We have now gone through the basic mechanics of population modeling. But we have barely discussed where the parameter estimates come from!

This is the focus of the current lecture!

- Initial abundance (\(N_0\))
- Mean population growth rate (\(r\) or \(r_{max}\))
- Variation in population growth rate (standard deviation for a normal distribution representing environmental stochasticity)
- Carrying capacity of the population (\(K\); equilibrium abundance of logistic model)

- Initial abundance (\(\mathbf{N_0}\)) (vector of initial abundances for all stages)
- Stage-specific vital rates (fecundity, survival; fill in a transition matrix)
- Temporal variation in stage-specific vital rates (environmental stochasticity)
- Dependence of vital rates on density (e.g., how fecundity decreases as population gets more crowded)
- Which vital rates are density-dependent?

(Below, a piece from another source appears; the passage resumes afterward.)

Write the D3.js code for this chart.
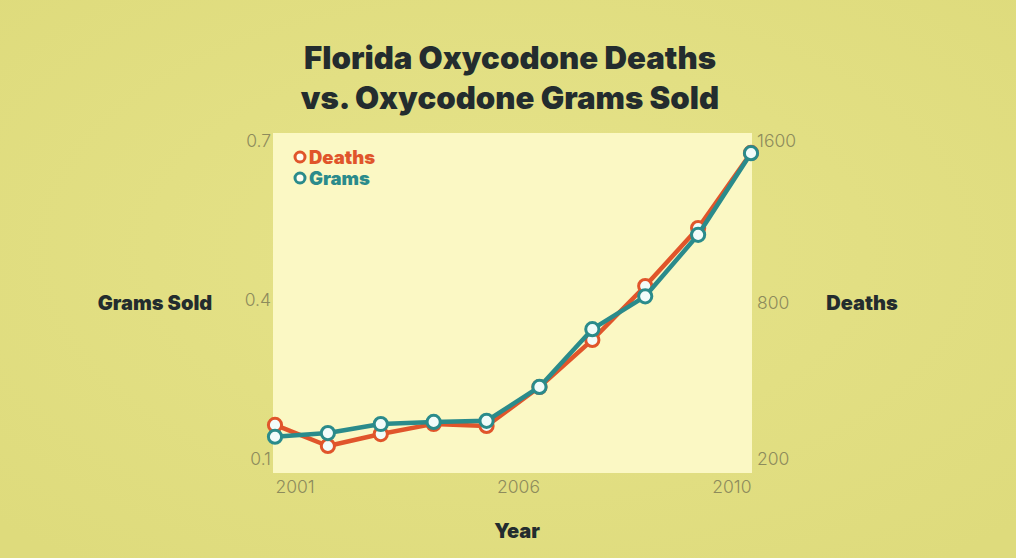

- Spatial distributions of suitable habitat patches (define patches)
- Spatial variation in vital rates (e.g., variation in habitat quality among different patches)
- Correlation in environmental stochasticity among patches
- Dispersal rates among habitat patches
- Habitat requirements of different life stages
- For “classical” metapopulation models: rates of colonization and extinction in habitat patches

As you recall, classical life tables represent a single cohort that has been followed over time until the last one has died.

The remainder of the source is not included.